Show that every cube number is of the form $9n$ or $9n\pm 1$.

Answer 1

Hint: Generalize every cube number (as ${{a}^{3}}$), and use Euclid’s division lemma to obtain the proof. Expansion of algebraic formulas such as ${{(A+B)}^{3}}$is used.
${{(A+B)}^{3}}={{A}^{3}}+{{B}^{3}}+3{{A}^{2}}B+3A{{B}^{2}}$
Let $a$ be any positive integer.
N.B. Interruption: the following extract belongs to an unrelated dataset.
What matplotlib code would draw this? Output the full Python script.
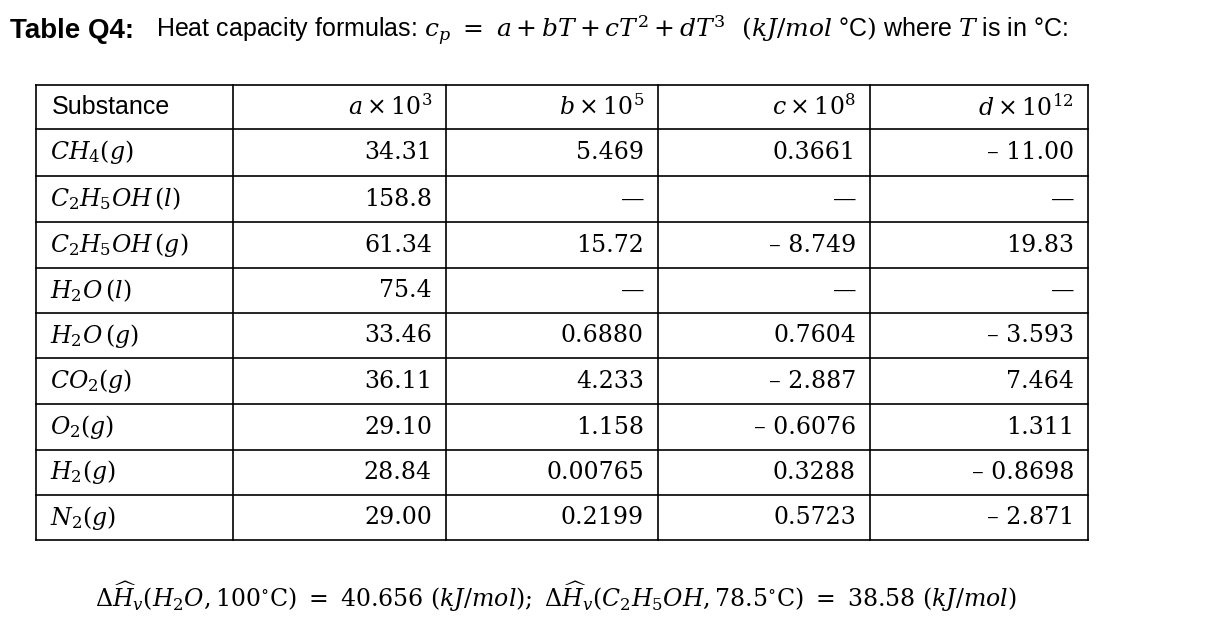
import matplotlib.pyplot as plt

plt.rcParams['mathtext.fontset'] = 'dejavuserif'
plt.rcParams['font.family'] = ['Liberation Sans', 'DejaVu Sans']

headers = ["Substance", r"$a\times10^3$", r"$b\times10^5$", r"$c\times10^8$", r"$d\times10^{12}$"]
substances = [r"$CH_4(g)$", r"$C_2H_5OH\,(l)$", r"$C_2H_5OH\,(g)$", r"$H_2O\,(l)$", r"$H_2O\,(g)$",
              r"$CO_2(g)$", r"$O_2(g)$", r"$H_2(g)$", r"$N_2(g)$"]
col_a = ["34.31", "158.8", "61.34", "75.4", "33.46", "36.11", "29.10", "28.84", "29.00"]
col_b = ["5.469", "—", "15.72", "—", "0.6880", "4.233", "1.158", "0.00765", "0.2199"]
col_c = ["0.3661", "—", "– 8.749", "—", "0.7604", "– 2.887", "– 0.6076", "0.3288", "0.5723"]
col_d = ["– 11.00", "—", "19.83", "—", "– 3.593", "7.464", "1.311", "– 0.8698", "– 2.871"]

col_x = [36, 233, 446, 658, 870, 1088]
row_y = [85, 129, 176, 222, 268, 313, 358, 404, 450, 495, 540]

fig = plt.figure(figsize=(12.08, 6.21), dpi=100)
ax = fig.add_axes([0, 0, 1, 1])
ax.set_xlim(0, 1208)
ax.set_ylim(621, 0)
ax.axis('off')

fs = 17
ax.text(10, 31, "Table Q4:", fontsize=20, fontweight='bold', va='center')
ax.text(156, 31, r"Heat capacity formulas: $c_p\ =\ a+bT+cT^2+dT^3\ \ (kJ/mol$ °C$)$ where $T$ is in °C:",
        fontsize=fs + 1, va='center')

for x in col_x:
    ax.plot([x, x], [row_y[0], row_y[-1]], color='black', lw=1.2)
for y in row_y:
    ax.plot([col_x[0], col_x[-1]], [y, y], color='black', lw=1.2)

def cy(i):
    return (row_y[i] + row_y[i + 1]) / 2

ax.text(col_x[0] + 16, cy(0), headers[0], fontsize=fs + 1, va='center')
for j in range(1, 5):
    ax.text(col_x[j + 1] - 14, cy(0), headers[j], fontsize=fs, va='center', ha='right')

columns = [col_a, col_b, col_c, col_d]
for i, name in enumerate(substances):
    ax.text(col_x[0] + 14, cy(i + 1), name, fontsize=fs, va='center')
    for j, col in enumerate(columns):
        ax.text(col_x[j + 2] - 14, cy(i + 1), col[i], fontsize=fs, va='center', ha='right',
                family='DejaVu Serif')

ax.text(95, 597, r"$\Delta\widehat{H}_v(H_2O,100{}^{\circ}\mathrm{C})\ =\ 40.656\ (kJ/mol);\ "
        r"\Delta\widehat{H}_v(C_2H_5OH,78.5{}^{\circ}\mathrm{C})\ =\ 38.58\ (kJ/mol)$",
        fontsize=fs, va='center')

fig.savefig("out.png", dpi=100)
According to Euclid’s division lemma, $a=3q+r$, where $q\ge 0$(since we are considering positive integers ) and $3>r\ge 0$.
Every positive cube number can be represented using this form, that is, as ${{a}^{3}}$ or ${{(3q+r)}^{3}}$ . There exist three different cases, difference as in $r$ taking three different integral values between zero and three (zero inclusive).
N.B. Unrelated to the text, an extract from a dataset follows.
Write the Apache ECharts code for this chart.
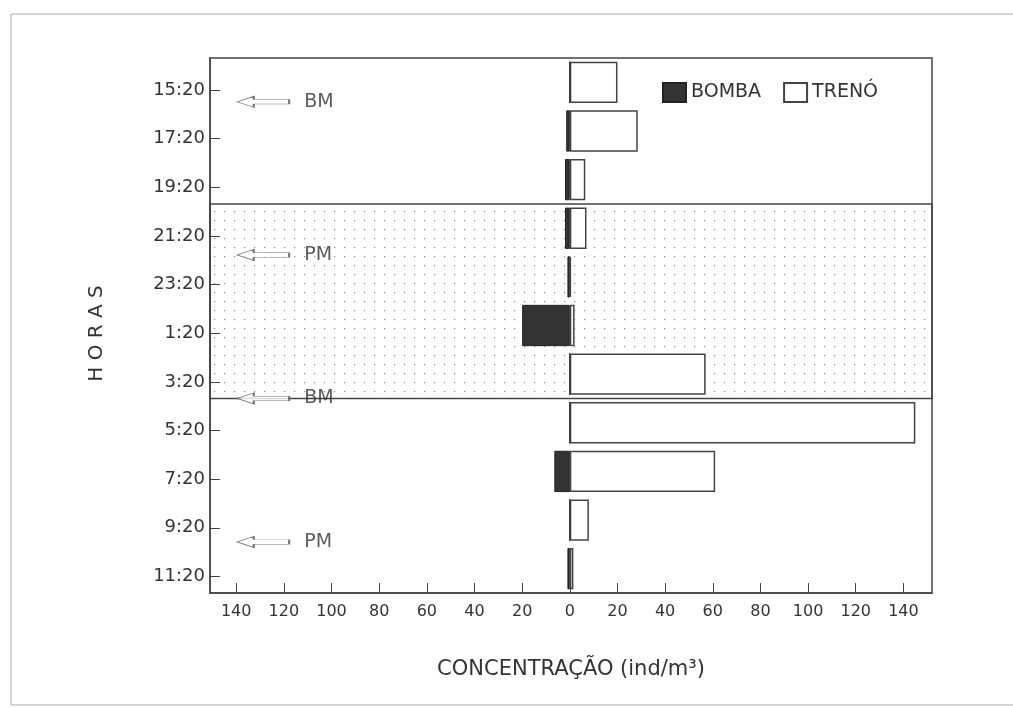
<!DOCTYPE html>
<html>
<head>
<meta charset="utf-8">
<title>Concentração - Bomba x Trenó</title>
<script src="https://cdn.jsdelivr.net/npm/echarts@6/dist/echarts.min.js"></script>
<style>
  html, body { margin: 0; padding: 0; background: #fff; }
  #chart { width: 1013px; height: 708px; }
</style>
</head>
<body>
<div id="chart"></div>
<script>
// horas de coleta (de cima para baixo)
const horas = ['15:20', '17:20', '19:20', '21:20', '23:20', '1:20', '3:20', '5:20', '7:20', '9:20', '11:20'];
// concentração (ind/m3)
const bomba = [0, 1.5, 2, 2, 1, 20, 0, 0, 6.5, 0, 1];
const treno = [20, 28.5, 6.5, 7, 0.5, 2, 57, 145, 61, 8, 1.5];
// valores do eixo x
const xTicks = [-140, -120, -100, -80, -60, -40, -20, 0, 20, 40, 60, 80, 100, 120, 140];
// marés (posição em unidades de categoria, a partir do topo)
const mareLabels = ['BM', 'PM', 'BM', 'PM'];
const marePos = [0.9, 4.05, 7.0, 9.95];
// período noturno sombreado (limites em unidades de categoria)
const noiteInicio = 3;
const noiteFim = 7;

const font = 'DejaVu Sans, Verdana, sans-serif';
const tickShift = 0.66; // os rótulos das horas ficam um pouco abaixo do centro das barras

// padrao pontilhado para a faixa noturna
function dotPattern() {
  const c = document.createElement('canvas');
  c.width = 10;
  c.height = 9;
  const ctx = c.getContext('2d');
  ctx.fillStyle = '#8a8a8a';
  ctx.fillRect(4, 4, 1.2, 1.2);
  return c;
}

const myChart = echarts.init(document.getElementById('chart'));

const option = {
  animation: false,
  backgroundColor: '#fff',
  textStyle: { fontFamily: font },
  graphic: [
    {
      type: 'rect',
      shape: { x: 11, y: 14, width: 1010, height: 691 },
      style: { fill: 'none', stroke: '#aaa', lineWidth: 1 },
      silent: true
    }
  ],
  legend: {
    left: 657,
    top: 77,
    itemWidth: 23,
    itemHeight: 19,
    itemGap: 22,
    icon: 'rect',
    textStyle: { fontSize: 19, color: '#333', fontFamily: font },
    data: ['BOMBA', 'TRENÓ']
  },
  grid: {
    left: 210,
    right: 81,
    top: 58,
    bottom: 115,
    show: true,
    borderColor: '#444',
    borderWidth: 1.5,
    backgroundColor: 'transparent'
  },
  xAxis: {
    type: 'value',
    min: -151,
    max: 152,
    name: 'CONCENTRAÇÃO (ind/m³)',
    nameLocation: 'middle',
    nameGap: 66,
    nameTextStyle: { fontSize: 21, color: '#333', fontFamily: font },
    axisLine: { show: true, onZero: false, lineStyle: { color: '#444', width: 1.5 } },
    axisTick: {
      show: true,
      inside: true,
      length: 10,
      customValues: xTicks,
      lineStyle: { color: '#444', width: 1 }
    },
    axisLabel: {
      customValues: xTicks,
      fontSize: 16,
      color: '#333',
      margin: 11,
      formatter: function (v) { return String(Math.abs(v)); }
    },
    splitLine: { show: false }
  },
  yAxis: [
    {
      type: 'category',
      inverse: true,
      data: horas,
      name: 'H O R A S',
      nameLocation: 'middle',
      nameRotate: 90,
      nameGap: 103,
      nameTextStyle: { fontSize: 20, color: '#333', fontFamily: font, padding: [0, 16, 0, 0] },
      axisLine: { show: true, onZero: false, lineStyle: { color: '#444', width: 1.5 } },
      axisTick: { show: false },
      axisLabel: { show: false },
      splitLine: { show: false }
    },
    {
      // eixo auxiliar em unidades de categoria (rótulos, marés, faixa noturna)
      type: 'value',
      position: 'left',
      inverse: true,
      min: 0,
      max: horas.length,
      axisLine: { show: false, onZero: false },
      axisTick: {
        show: true,
        inside: true,
        length: 10,
        customValues: horas.map(function (h, i) { return i + tickShift; }),
        lineStyle: { color: '#444', width: 1 }
      },
      axisLabel: {
        customValues: horas.map(function (h, i) { return i + tickShift; }),
        fontSize: 18,
        color: '#333',
        margin: 5,
        formatter: function (v) { return horas[Math.round(v - tickShift)]; }
      },
      splitLine: { show: false }
    }
  ],
  series: [
    {
      name: 'mares',
      type: 'scatter',
      xAxisIndex: 0,
      yAxisIndex: 1,
      z: 1,
      symbol: 'path://M0,6 L16,0 L16,3.5 L50,3.5 L50,8.5 L16,8.5 L16,12 Z',
      symbolSize: [52, 11],
      itemStyle: { color: '#fff', borderColor: '#555', borderWidth: 1 },
      label: {
        show: true,
        position: 'right',
        distance: 14,
        fontSize: 19,
        color: '#333',
        fontFamily: font,
        formatter: function (p) { return p.data[2]; }
      },
      data: marePos.map(function (p, i) { return [-128.7, p, mareLabels[i]]; }),
      markArea: {
        silent: true,
        itemStyle: {
          color: { image: dotPattern(), repeat: 'repeat' },
          borderColor: '#444',
          borderWidth: 1.5
        },
        data: [[{ yAxis: noiteInicio }, { yAxis: noiteFim }]]
      }
    },
    {
      name: 'BOMBA',
      type: 'bar',
      stack: 'conc',
      z: 3,
      barCategoryGap: '15%',
      itemStyle: { color: '#333', borderColor: '#222', borderWidth: 1 },
      data: bomba.map(function (v) { return -v; })
    },
    {
      name: 'TRENÓ',
      type: 'bar',
      stack: 'conc',
      z: 3,
      barCategoryGap: '15%',
      itemStyle: { color: '#fff', borderColor: '#444', borderWidth: 1.5 },
      data: treno
    }
  ]
};

myChart.setOption(option);
window.addEventListener('resize', myChart.resize);
</script>
</body>
</html>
Complete step by step answer:
Let us first consider case(1) at $r=0$.
At $r=0$,
$a=3q$
Taking cubes on both sides, we get
${{a}^{3}}=27{{q}^{3}}$
$=9(3{{q}^{3}})$(is of the form $9n$ where $3{{q}^{3}}=n$ )
$\therefore {{a}^{3}}=9n$
Now let us consider case(2) at $r=1$.
At $r=1$,
$a=3q+1$
Taking cubes on both sides, we have
${{a}^{3}}={{(3q+1)}^{3}}$
The RHS is in the form of the algebraic identity${{(A+B)}^{3}}$.
$\therefore {{a}^{3}}=27{{q}^{3}}+27{{q}^{2}}+9q+1$
$=9(3{{q}^{3}}+3{{q}^{2}}+q)+1$ (is of the form $9n+1$ where $3{{q}^{3}}+3{{q}^{2}}+q=n$ )
$\therefore {{a}^{3}}=9n+1$
Now let us consider case(3) at $r=2$.
At $r=2$,
$a=3q+2$
Taking cubes on both sides, we get
${{a}^{3}}={{(3q+2)}^{3}}$
The RHS is in the form of the algebraic identity${{(A+B)}^{3}}$.
${{a}^{3}}=27{{q}^{3}}+54{{q}^{2}}+36q+8$
$=27{{q}^{3}}+54{{q}^{2}}+36q+9-9+8$
$=9(3{{q}^{3}}+6{{q}^{2}}+4q+1)-1$ (is of the form $9n-1$ where $3{{q}^{3}}+6{{q}^{2}}+4q+1=n$ )
$\therefore {{a}^{3}}=9n-1$
Similarly proofs can be obtained for negative numbers as well.

Note:
 It is also possible to show that some cube numbers are of the form $9n+8$, in a similar way.
At $r=2$,
$a=3q+2$
Taking cubes on both sides,
${{a}^{3}}={{(3q+2)}^{3}}$
The RHS is in the form of the algebraic identity${{(A+B)}^{3}}$.
${{a}^{3}}=27{{q}^{3}}+54{{q}^{2}}+36q+8$
${{a}^{3}}=9(3{{q}^{3}}+6{{q}^{2}}+4q)+8$ (is of the form $9n+8$ where $3{{q}^{3}}+6{{q}^{2}}+4q=n$ )
$\therefore {{a}^{3}}=9n+8$

We use Euclid’s division lemma to obtain proof of this question. According to Euclid’s lemma, for two positive integers, $a$ and \[b\], there exists unique integers $q$ and $r$ which satisfies the condition $a=bq+r$, where $b>r\ge 0$.